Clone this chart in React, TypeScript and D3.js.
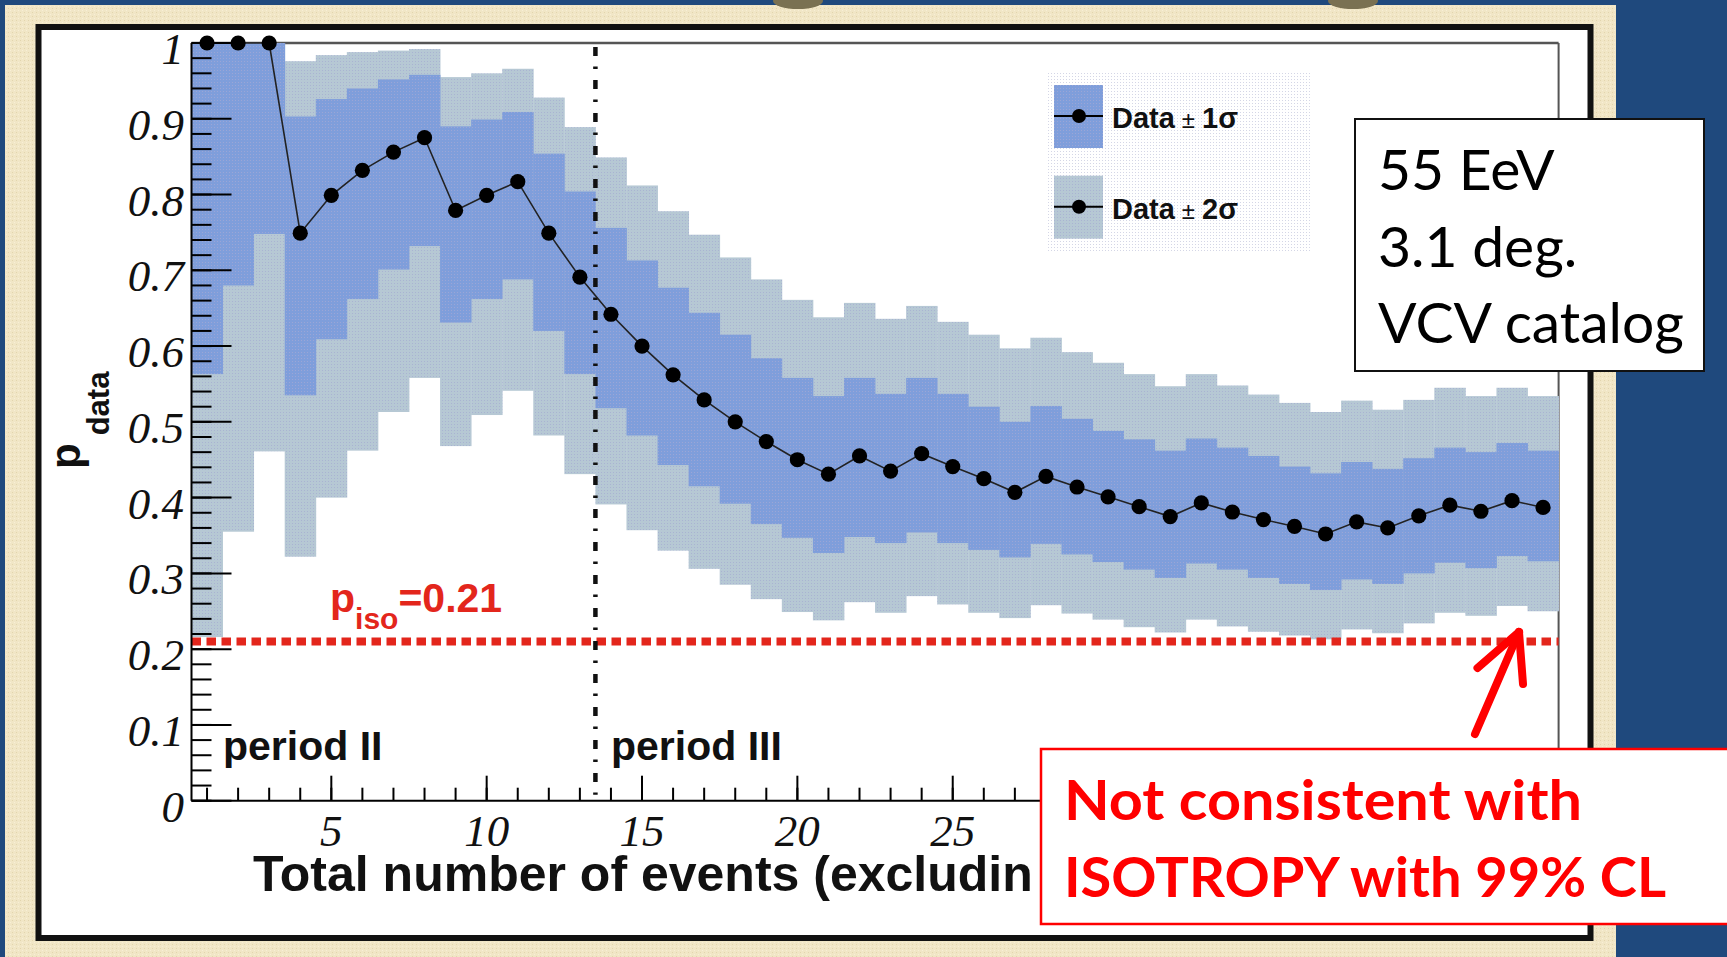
import React from "react";
import * as d3 from "d3";

// Correlation fraction p_data versus cumulative event count
const pData = [1.0, 1.0, 1.0, 0.749, 0.799, 0.832, 0.856, 0.875, 0.779, 0.799, 0.817, 0.749, 0.691, 0.642, 0.6, 0.562, 0.529, 0.5, 0.474, 0.45, 0.431, 0.455, 0.435, 0.458, 0.441, 0.425, 0.407, 0.428, 0.414, 0.401, 0.388, 0.375, 0.393, 0.381, 0.371, 0.362, 0.352, 0.368, 0.36, 0.376, 0.39, 0.382, 0.396, 0.387];
const sigma1Hi = [1, 1, 1, 0.903, 0.926, 0.94, 0.952, 0.958, 0.89, 0.899, 0.909, 0.854, 0.804, 0.756, 0.713, 0.677, 0.644, 0.615, 0.584, 0.558, 0.534, 0.558, 0.537, 0.558, 0.537, 0.52, 0.5, 0.521, 0.504, 0.488, 0.477, 0.462, 0.478, 0.466, 0.455, 0.441, 0.432, 0.447, 0.438, 0.452, 0.466, 0.46, 0.472, 0.462];
const sigma1Lo = [0.563, 0.68, 0.748, 0.535, 0.609, 0.662, 0.701, 0.732, 0.631, 0.662, 0.688, 0.62, 0.563, 0.518, 0.482, 0.443, 0.415, 0.392, 0.365, 0.347, 0.327, 0.348, 0.34, 0.354, 0.34, 0.331, 0.321, 0.339, 0.325, 0.315, 0.305, 0.294, 0.313, 0.305, 0.294, 0.286, 0.278, 0.292, 0.286, 0.3, 0.314, 0.307, 0.323, 0.316];
const sigma2Hi = [1, 1, 1, 0.976, 0.984, 0.988, 0.99, 0.992, 0.955, 0.96, 0.966, 0.928, 0.889, 0.849, 0.812, 0.778, 0.747, 0.717, 0.688, 0.661, 0.638, 0.657, 0.636, 0.653, 0.632, 0.615, 0.597, 0.611, 0.592, 0.578, 0.563, 0.547, 0.563, 0.548, 0.536, 0.525, 0.513, 0.528, 0.516, 0.529, 0.545, 0.534, 0.545, 0.534];
const sigma2Lo = [0.216, 0.355, 0.461, 0.322, 0.4, 0.462, 0.513, 0.558, 0.468, 0.509, 0.541, 0.482, 0.431, 0.391, 0.357, 0.33, 0.306, 0.285, 0.266, 0.249, 0.238, 0.262, 0.248, 0.27, 0.259, 0.248, 0.241, 0.258, 0.247, 0.239, 0.229, 0.222, 0.239, 0.23, 0.223, 0.218, 0.213, 0.226, 0.221, 0.234, 0.248, 0.244, 0.257, 0.25];
const events = pData.map((_, i) => i + 1);

const pIso = 0.21;
const periodBoundary = 13.5;
const xTickLabels = [5, 10, 15, 20, 25, 30, 35, 40];
const yTickLabels = [0, 0.1, 0.2, 0.3, 0.4, 0.5, 0.6, 0.7, 0.8, 0.9, 1];
const legendItems = ["1σ", "2σ"];
const infoLines = ["55 EeV", "3.1 deg.", "VCV catalog"];
const noteLines = ["Not consistent with", "ISOTROPY with 99% CL"];
const noteWidths = [518, 602];

const W = 1727;
const H = 957;
const HELV = "'Liberation Sans', Arial, Helvetica, sans-serif";
const TIMES = "'Liberation Serif', 'Times New Roman', serif";
const CAL = "Lato, 'Open Sans', sans-serif";
const RED = "#e3261c";

// conclusion box that covers the lower right of the canvas
const noteBox = { x: 1041, y: 749, w: 700, h: 175 };

export default function App() {
  const x = d3.scaleLinear().domain([0.5, 44.5]).range([191.5, 1558.6]);
  const y = d3.scaleLinear().domain([0, 1]).range([800.7, 43]);

  const line = d3
    .line<number>()
    .x((_, i) => x(events[i]))
    .y((d) => y(d));

  const minorY = y.ticks(50);
  const majorY = yTickLabels;
  const minorX = events;
  const shownXLabels = xTickLabels.filter((v) => x(v) + 30 < noteBox.x);

  const bandRects = (lo: number[], hi: number[], fill: string) =>
    events.map((n, i) => (
      <rect
        key={n}
        x={x(n - 0.5)}
        y={y(hi[i])}
        width={x(n + 0.5) - x(n - 0.5) + 0.4}
        height={y(lo[i]) - y(hi[i])}
        fill={fill}
      />
    ));

  return (
    <svg
      width={W}
      height={H}
      viewBox={`0 0 ${W} ${H}`}
      style={{ position: "absolute", left: 0, top: 0, display: "block" }}
    >
      <defs>
        <pattern id="tex1" width="3" height="3" patternUnits="userSpaceOnUse">
          <rect width="3" height="3" fill="#7f9edb" />
          <rect x="1" y="1" width="1" height="1" fill="#9ba6d6" />
        </pattern>
        <pattern id="tex2" width="3" height="3" patternUnits="userSpaceOnUse">
          <rect width="3" height="3" fill="#b6c8d4" />
          <rect x="1" y="1" width="1" height="1" fill="#a9b3d2" />
        </pattern>
        <pattern id="legendTex" width="3" height="3" patternUnits="userSpaceOnUse">
          <rect width="3" height="3" fill="#ffffff" />
          <rect x="1" y="1" width="1" height="1" fill="#d4d6e6" />
        </pattern>
        <pattern id="paper" width="4" height="4" patternUnits="userSpaceOnUse">
          <rect width="4" height="4" fill="#f1e6c6" />
          <rect x="0" y="0" width="1" height="1" fill="#e3d5ad" />
          <rect x="2" y="2" width="1" height="1" fill="#f8efd6" />
        </pattern>
        <clipPath id="titleClip">
          <rect x={0} y={0} width={noteBox.x} height={H} />
        </clipPath>
      </defs>

      {/* slide background and paper panel */}
      <rect width={W} height={H} fill="#1f497d" />
      <rect x={5} y={5} width={1611} height={H - 5} fill="url(#paper)" />
      <ellipse cx={798} cy={1} rx={25} ry={8} fill="#7a7152" />
      <ellipse cx={1353} cy={1} rx={25} ry={8} fill="#7a7152" />

      {/* canvas box */}
      <rect x={38.5} y={27} width={1552} height={911} fill="#ffffff" stroke="#111" strokeWidth={6} />

      {/* frame */}
      <line x1={x(0.5)} x2={x(44.5)} y1={y(1)} y2={y(1)} stroke="#555" strokeWidth={2.5} />
      <line x1={x(44.5)} x2={x(44.5)} y1={y(1)} y2={y(0)} stroke="#555" strokeWidth={2} />

      {/* legend */}
      <rect x={1046} y={72} width={266} height={181} fill="url(#legendTex)" />
      {legendItems.map((lab, i) => {
        const cy = 116 + i * 90.7;
        return (
          <g key={lab}>
            <rect x={1054} y={cy - 31} width={49} height={63} fill={i === 0 ? "url(#tex1)" : "url(#tex2)"} />
            <line x1={1054} x2={1103} y1={cy} y2={cy} stroke="#000" strokeWidth={2} />
            <circle cx={1079} cy={cy} r={7} fill="#000" />
            <text x={1112} y={cy + 12} fontFamily={HELV} fontWeight="bold" fontSize={29} fill="#111">
              Data
              <tspan fontWeight="normal" fontSize={24} dx={7}>±</tspan>
              <tspan dx={7}>{lab}</tspan>
            </text>
          </g>
        );
      })}

      {/* bands */}
      <g>{bandRects(sigma2Lo, sigma2Hi, "url(#tex2)")}</g>
      <g>{bandRects(sigma1Lo, sigma1Hi, "url(#tex1)")}</g>

      {/* isotropic expectation */}
      <line
        x1={x(0.5)}
        x2={x(44.5)}
        y1={y(pIso)}
        y2={y(pIso)}
        stroke={RED}
        strokeWidth={8}
        strokeDasharray="9.5 5.5"
      />

      {/* period boundary */}
      <line
        x1={x(periodBoundary)}
        x2={x(periodBoundary)}
        y1={y(1) + 4}
        y2={y(0) - 6}
        stroke="#111"
        strokeWidth={4.5}
        strokeDasharray="9 10.5 2.5 11"
      />

      {/* data */}
      <path d={line(pData) || ""} fill="none" stroke="#222" strokeWidth={1.6} />
      {events.map((n, i) => (
        <circle key={n} cx={x(n)} cy={y(pData[i])} r={7.6} fill="#000" />
      ))}

      {/* axes */}
      <line x1={x(0.5)} x2={x(0.5)} y1={y(1)} y2={y(0)} stroke="#000" strokeWidth={2} />
      <line x1={x(0.5)} x2={x(44.5)} y1={y(0)} y2={y(0)} stroke="#000" strokeWidth={2} />
      {minorY.map((v) => (
        <line key={"ym" + v} x1={x(0.5)} x2={x(0.5) + 20} y1={y(v)} y2={y(v)} stroke="#000" strokeWidth={2} />
      ))}
      {majorY.map((v) => (
        <line key={"yM" + v} x1={x(0.5)} x2={x(0.5) + 40} y1={y(v)} y2={y(v)} stroke="#000" strokeWidth={2} />
      ))}
      {minorX.map((v) => (
        <line key={"xm" + v} x1={x(v)} x2={x(v)} y1={y(0)} y2={y(0) - 13} stroke="#000" strokeWidth={2} />
      ))}
      {xTickLabels.map((v) => (
        <line key={"xM" + v} x1={x(v)} x2={x(v)} y1={y(0)} y2={y(0) - 25} stroke="#000" strokeWidth={2} />
      ))}
      {majorY.map((v) => (
        <text
          key={"yl" + v}
          x={184}
          y={y(v) + 21}
          textAnchor="end"
          fontFamily={TIMES}
          fontStyle="italic"
          fontSize={45}
          fill="#111"
        >
          {d3.format("~g")(v)}
        </text>
      ))}
      {shownXLabels.map((v) => (
        <text
          key={"xl" + v}
          x={x(v)}
          y={846}
          textAnchor="middle"
          fontFamily={TIMES}
          fontStyle="italic"
          fontSize={45}
          fill="#111"
        >
          {v}
        </text>
      ))}

      {/* axis titles */}
      <g clipPath="url(#titleClip)">
        <text x={253} y={891} fontFamily={HELV} fontWeight="bold" fontSize={50} fill="#111">
          Total number of events (excludin
        </text>
      </g>
      <text transform="translate(80,469) rotate(-90)" fontFamily={HELV} fontWeight="bold" fontSize={42} fill="#111">
        p
        <tspan dx={8} dy={29} fontSize={31}>data</tspan>
      </text>

      {/* annotations inside the plot */}
      <text x={330} y={612} fontFamily={HELV} fontWeight="bold" fontSize={41} fill={RED}>
        p
        <tspan fontSize={30} dy={17}>iso</tspan>
        <tspan dy={-17}>=0.21</tspan>
      </text>
      <text x={223} y={760} fontFamily={HELV} fontWeight="bold" fontSize={41} fill="#111">
        period II
      </text>
      <text x={611} y={760} fontFamily={HELV} fontWeight="bold" fontSize={41} fill="#111">
        period III
      </text>

      {/* info box */}
      <rect x={1355} y={119} width={349} height={252} fill="#fff" stroke="#111" strokeWidth={2} />
      {infoLines.map((t, i) => (
        <text key={t} x={1378} y={190 + i * 76.7} fontFamily={CAL} fontSize={57} fill="#000">
          {t}
        </text>
      ))}

      {/* conclusion box */}
      <rect x={noteBox.x} y={noteBox.y} width={noteBox.w} height={noteBox.h} fill="#fff" stroke="#ff0000" strokeWidth={2.5} />
      {noteLines.map((t, i) => (
        <text
          key={t}
          x={1064}
          y={820 + i * 76.7}
          fontFamily={CAL}
          fontWeight="bold"
          fontSize={56}
          fill="#ff0000"
          textLength={noteWidths[i]}
          lengthAdjust="spacingAndGlyphs"
        >
          {t}
        </text>
      ))}

      {/* arrow */}
      <g stroke="#ff0000" strokeWidth={8} strokeLinecap="round" fill="none">
        <line x1={1475} y1={734} x2={1519} y2={632} />
        <line x1={1519} y1={632} x2={1477.5} y2={668} />
        <line x1={1519} y1={632} x2={1523} y2={684} />
      </g>
    </svg>
  );
}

********

_The task_
Which lines contain "React"? Copy each of them out.

_Written solution_
Clone this chart in React, TypeScript and D3.js.
import React from "react";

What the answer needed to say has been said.